I’m too good looking. Maybe, that’s it. They don’t want to take a girl like me to the club even though when I’ve been to clubs and bars before I’ve had other guys tell my then “date” how lucky they are to have someone pretty like me on their arm and the guy I went with wasn’t a boyfriend or a date, just a friend. Maybe they don’t like that attractive attention that I bring, is that right?
The infamous I’m Too Nice. Do they really like bitchy girls? I hate to say, I’m not one. Do men think that just because I’m too nice they think they can get away with anything they do?
Is it because I’m too forgiving?
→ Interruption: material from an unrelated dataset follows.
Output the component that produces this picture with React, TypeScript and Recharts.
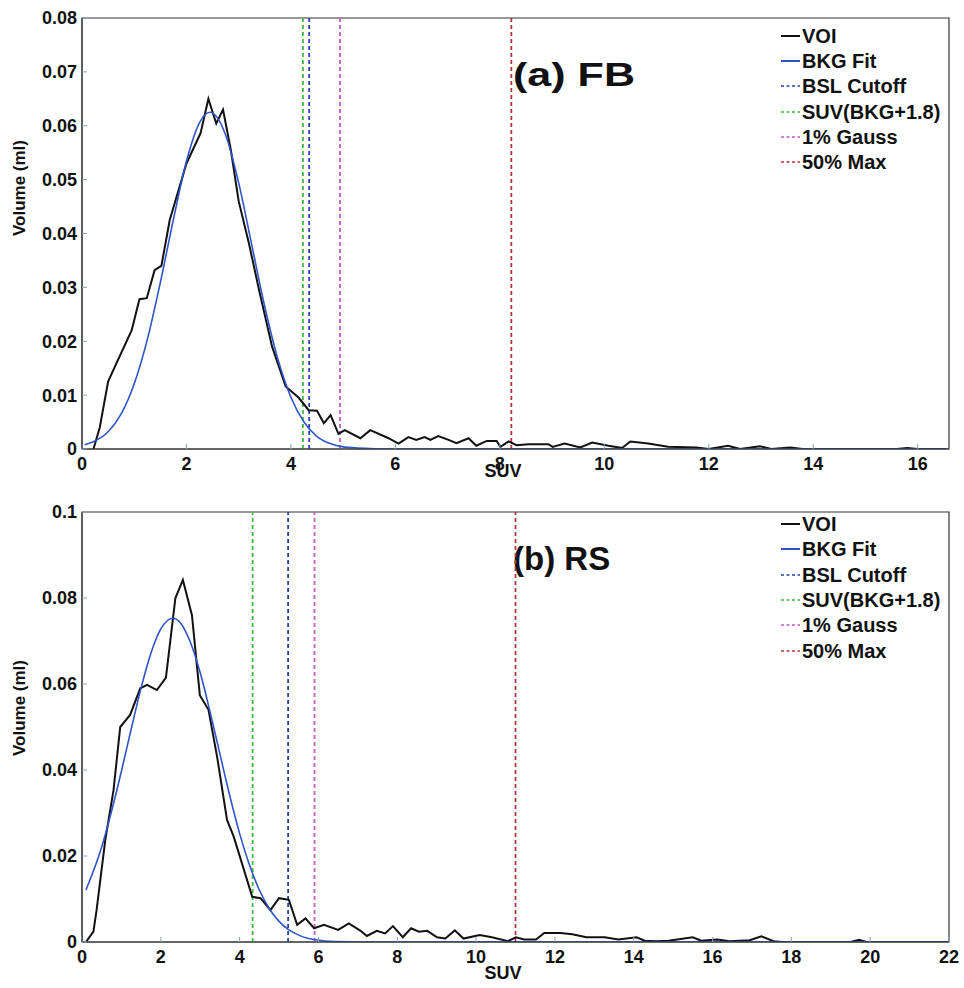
import {
  Label,
  Legend,
  Line,
  LineChart,
  ReferenceArea,
  ReferenceLine,
  XAxis,
  YAxis,
} from "recharts";

// (a) FB panel
const fbVoiSuv = [0.22, 0.34, 0.5, 0.63, 0.95, 1.1, 1.24, 1.39, 1.52, 1.68, 2.0, 2.27, 2.42, 2.57, 2.7, 2.85, 3.0, 3.2, 3.39, 3.64, 3.9, 4.15, 4.34, 4.5, 4.63, 4.76, 4.91, 5.03, 5.33, 5.52, 5.87, 6.06, 6.25, 6.4, 6.56, 6.67, 6.82, 7.02, 7.17, 7.4, 7.55, 7.75, 7.94, 8.01, 8.17, 8.32, 8.55, 8.93, 9.01, 9.24, 9.54, 9.77, 10.08, 10.34, 10.5, 10.84, 11.22, 11.76, 12.0, 12.37, 12.6, 12.98, 13.2, 13.56, 13.8, 15.6, 15.8, 16.0, 16.55];
const fbVoi = [0, 0.004, 0.0125, 0.0153, 0.022, 0.0278, 0.028, 0.0332, 0.034, 0.0425, 0.053, 0.0586, 0.065, 0.0604, 0.063, 0.0555, 0.046, 0.038, 0.0295, 0.019, 0.0116, 0.0095, 0.0072, 0.0071, 0.0048, 0.0063, 0.0028, 0.0035, 0.002, 0.0035, 0.002, 0.001, 0.0022, 0.0017, 0.0022, 0.0017, 0.0024, 0.0017, 0.0011, 0.002, 0.0006, 0.0015, 0.0015, 0.0004, 0.0014, 0.0007, 0.0009, 0.0009, 0.0004, 0.001, 0.0003, 0.0012, 0.0006, 0.0002, 0.0014, 0.001, 0.0004, 0.0003, 0, 0.0006, 0, 0.0005, 0, 0.0003, 0, 0, 0.0002, 0, 0];
const fbFitSuv = [0.05, 0.25, 0.5, 0.75, 1.0, 1.25, 1.5, 1.75, 2.0, 2.25, 2.45, 2.75, 3.0, 3.25, 3.5, 3.75, 4.0, 4.25, 4.5, 4.75, 5.0, 5.5, 6.0, 16.55];
const fbFit = [0.0008, 0.0015, 0.0032, 0.0065, 0.0121, 0.0203, 0.0309, 0.0426, 0.0534, 0.0606, 0.0625, 0.0583, 0.0494, 0.0379, 0.0264, 0.0167, 0.0096, 0.005, 0.0023, 0.001, 0.0004, 0.0001, 0, 0];
// BSL Cutoff, SUV(BKG+1.8), 1% Gauss, 50% Max
const fbCutoffs = [4.35, 4.23, 4.94, 8.22];
const fbXTicks = [0, 2, 4, 6, 8, 10, 12, 14, 16];
const fbYTicks = [0, 0.01, 0.02, 0.03, 0.04, 0.05, 0.06, 0.07, 0.08];

// (b) RS panel
const rsVoiSuv = [0.1, 0.29, 0.37, 0.59, 0.8, 0.97, 1.22, 1.48, 1.65, 1.9, 2.13, 2.37, 2.56, 2.79, 2.99, 3.21, 3.43, 3.68, 3.85, 4.32, 4.53, 4.78, 5.0, 5.25, 5.46, 5.67, 5.89, 6.14, 6.5, 6.77, 7.07, 7.23, 7.48, 7.69, 7.89, 8.14, 8.35, 8.55, 8.76, 9.01, 9.22, 9.46, 9.68, 10.09, 10.4, 10.81, 11.01, 11.22, 11.52, 11.73, 12.14, 12.44, 12.8, 13.26, 13.61, 14.07, 14.28, 14.58, 14.88, 15.5, 15.71, 16.12, 16.43, 16.94, 17.24, 17.55, 17.76, 19.5, 19.72, 19.9, 22];
const rsVoi = [0, 0.0024, 0.0074, 0.0237, 0.0353, 0.05, 0.0528, 0.059, 0.0598, 0.0586, 0.0615, 0.08, 0.0842, 0.076, 0.0574, 0.054, 0.043, 0.0284, 0.0245, 0.0105, 0.0102, 0.0074, 0.0102, 0.0098, 0.004, 0.0055, 0.0032, 0.004, 0.0028, 0.0043, 0.0026, 0.0014, 0.0026, 0.002, 0.0037, 0.0011, 0.0032, 0.0024, 0.0026, 0.0011, 0.0008, 0.0027, 0.0008, 0.0016, 0.0011, 0.0002, 0.0011, 0.0006, 0.0006, 0.0021, 0.0021, 0.0018, 0.0011, 0.0011, 0.0006, 0.0011, 0.0003, 0.0002, 0.0003, 0.0011, 0.0003, 0.0006, 0.0002, 0.0004, 0.0013, 0.0002, 0, 0, 0.0005, 0, 0];
const rsFitSuv = [0.1, 0.5, 0.75, 1.0, 1.25, 1.5, 1.75, 2.0, 2.3, 2.5, 2.75, 3.0, 3.25, 3.5, 3.75, 4.0, 4.25, 4.5, 4.75, 5.0, 5.25, 5.5, 5.75, 6.0, 6.5, 7.0, 22];
const rsFit = [0.0121, 0.0221, 0.0304, 0.0397, 0.0496, 0.0591, 0.0672, 0.0728, 0.0753, 0.0742, 0.0697, 0.0626, 0.0535, 0.0437, 0.034, 0.0252, 0.0179, 0.0121, 0.0078, 0.0048, 0.0028, 0.0016, 0.0008, 0.0004, 0.0001, 0, 0];
const rsCutoffs = [5.23, 4.33, 5.9, 11.0];
const rsXTicks = [0, 2, 4, 6, 8, 10, 12, 14, 16, 18, 20, 22];
const rsYTicks = [0, 0.02, 0.04, 0.06, 0.08, 0.1];

const legendNames = ["VOI", "BKG Fit", "BSL Cutoff", "SUV(BKG+1.8)", "1% Gauss", "50% Max"];
const legendColors = ["#111111", "#2d55c8", "#2a3fae", "#3dbd3d", "#c05ac8", "#b0373c"];

const FONT = '"Liberation Sans", Arial, Helvetica, sans-serif';
const TICK_STROKE = "#8aa0b4";

const toPoints = (xs: number[], ys: number[]) => xs.map((suv, i) => ({ suv, v: ys[i] }));

function LegendBox() {
  return (
    <div style={{ fontFamily: FONT, fontWeight: 700, fontSize: 20, color: "#111", lineHeight: 1 }}>
      {legendNames.map((name, i) => (
        <div key={name} style={{ height: 25.3, display: "flex", alignItems: "center" }}>
          <svg width={21} height={10}>
            <line
              x1={0}
              x2={19}
              y1={5}
              y2={5}
              stroke={legendColors[i]}
              strokeWidth={i < 2 ? 2 : 1.6}
              strokeDasharray={i < 2 ? undefined : "3 2.5"}
            />
          </svg>
          <span>{name}</span>
        </div>
      ))}
    </div>
  );
}

type PanelProps = {
  top: number;
  height: number;
  marginTop: number;
  xAxisHeight: number;
  xMax: number;
  xTicks: number[];
  yMax: number;
  yTicks: number[];
  voi: { suv: number; v: number }[];
  fit: { suv: number; v: number }[];
  cutoffs: number[];
  title: string;
  titleWidth?: number;
  titleY: number;
  legendTop: number;
  yLabelY: number;
  xLabelY: number;
};

function Panel(p: PanelProps) {
  return (
    <div style={{ position: "absolute", left: 0, top: p.top }}>
      <LineChart
        width={964}
        height={p.height}
        margin={{ top: p.marginTop - 1, right: 14, bottom: 0, left: 0 }}
      >
        <XAxis
          type="number"
          dataKey="suv"
          domain={[0, p.xMax]}
          ticks={p.xTicks}
          allowDataOverflow
          height={p.xAxisHeight}
          tickSize={-5}
          tickMargin={13}
          tick={{ fill: "#111", fontSize: 18, fontWeight: 700, fontFamily: FONT }}
          tickLine={{ stroke: TICK_STROKE }}
          axisLine={{ stroke: "#333" }}
        >
          <Label
            content={() => (
              <text
                x={503}
                y={p.xLabelY}
                textAnchor="middle"
                fontFamily={FONT}
                fontWeight={700}
                fontSize={18}
                fill="#111"
              >
                SUV
              </text>
            )}
          />
        </XAxis>
        <XAxis
          xAxisId="top"
          orientation="top"
          type="number"
          domain={[0, p.xMax]}
          ticks={p.xTicks}
          allowDataOverflow
          height={1}
          tickSize={-5}
          tick={false}
          tickLine={{ stroke: TICK_STROKE }}
          axisLine={false}
        />
        <YAxis
          type="number"
          domain={[0, p.yMax]}
          ticks={p.yTicks}
          allowDataOverflow
          width={82}
          tickSize={-5}
          tickMargin={10}
          tickFormatter={(v: number) => String(v)}
          tick={{ fill: "#111", fontSize: 18, fontWeight: 700, fontFamily: FONT }}
          tickLine={{ stroke: TICK_STROKE }}
          axisLine={{ stroke: "#333" }}
        >
          <Label
            content={() => (
              <text
                x={25}
                y={p.yLabelY}
                transform={`rotate(-90, 25, ${p.yLabelY})`}
                textAnchor="middle"
                fontFamily={FONT}
                fontWeight={700}
                fontSize={17}
                fill="#111"
              >
                Volume (ml)
              </text>
            )}
          />
        </YAxis>
        <YAxis
          yAxisId="right"
          orientation="right"
          type="number"
          domain={[0, p.yMax]}
          ticks={p.yTicks}
          allowDataOverflow
          width={1}
          tickSize={-5}
          tick={false}
          tickLine={{ stroke: TICK_STROKE }}
          axisLine={false}
        />
        <ReferenceArea
          x1={0}
          x2={p.xMax}
          y1={0}
          y2={p.yMax}
          fill="none"
          stroke="#333"
          strokeWidth={1.2}
          label={{
            content: () => (
              <text
                x={513}
                y={p.titleY}
                fontFamily={FONT}
                fontWeight={700}
                fontSize={33}
                fill="#111"
                textLength={p.titleWidth}
                lengthAdjust={p.titleWidth ? "spacingAndGlyphs" : undefined}
              >
                {p.title}
              </text>
            ),
          }}
        />
        {p.cutoffs.map((c, i) => (
          <ReferenceLine
            key={legendNames[i + 2]}
            x={c}
            stroke={legendColors[i + 2]}
            strokeWidth={1.8}
            strokeDasharray="4 3"
          />
        ))}
        <Line
          data={p.voi}
          dataKey="v"
          type="linear"
          stroke="#111111"
          strokeWidth={2}
          dot={false}
          isAnimationActive={false}
        />
        <Line
          data={p.fit}
          dataKey="v"
          type="monotone"
          stroke="#2d55c8"
          strokeWidth={1.6}
          dot={false}
          isAnimationActive={false}
        />
        <Legend
          layout="horizontal"
          verticalAlign="middle"
          align="center"
          content={() => <LegendBox />}
          wrapperStyle={{ top: p.legendTop, left: 781, width: 180, height: "auto" }}
        />
      </LineChart>
    </div>
  );
}

export default function App() {
  return (
    <div
      style={{
        position: "absolute",
        left: 0,
        top: 0,
        width: 964,
        height: 988,
        background: "#fff",
      }}
    >
      <Panel
        top={0}
        height={490}
        marginTop={18}
        xAxisHeight={41}
        xMax={16.6}
        xTicks={fbXTicks}
        yMax={0.08}
        yTicks={fbYTicks}
        voi={toPoints(fbVoiSuv, fbVoi)}
        fit={toPoints(fbFitSuv, fbFit)}
        cutoffs={fbCutoffs}
        title="(a) FB"
        titleWidth={122}
        titleY={86}
        legendTop={23}
        yLabelY={188}
        xLabelY={477}
      />
      <Panel
        top={490}
        height={498}
        marginTop={22}
        xAxisHeight={46}
        xMax={22}
        xTicks={rsXTicks}
        yMax={0.1}
        yTicks={rsYTicks}
        voi={toPoints(rsVoiSuv, rsVoi)}
        fit={toPoints(rsFitSuv, rsFit)}
        cutoffs={rsCutoffs}
        title="(b) RS"
        titleY={80}
        legendTop={21.5}
        yLabelY={218}
        xLabelY={489}
      />
    </div>
  );
}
I give the shitty men a second chance to turn it around and he still thought he could try and treat me like a one night stand then a few weeks later he’s in a relationship with this emo-looking girl. He did say that I probably think he’s a scrub when I honestly didn’t think he was. I liked his ambition which made up for his other things he was lacking.
I’m too funny. They don’t want a funny girl, right? They want a girl that’s always serious, all the time, is that right?
I’m too lenient. I always let men do what they want and I don’t keep tabs on them because at the end of the day they’re supposed to come home to me…maybe you don’t like that freedom right? I’m not the girl that be looking in your phone for other girls you’re messaging behind my back. I don’t care what you do because once I find out if something fishy is going on out in the open, I’ll drop ya like a hot potato. Don’t think I’ll take you back if I’ve found out you’ve cheated on me.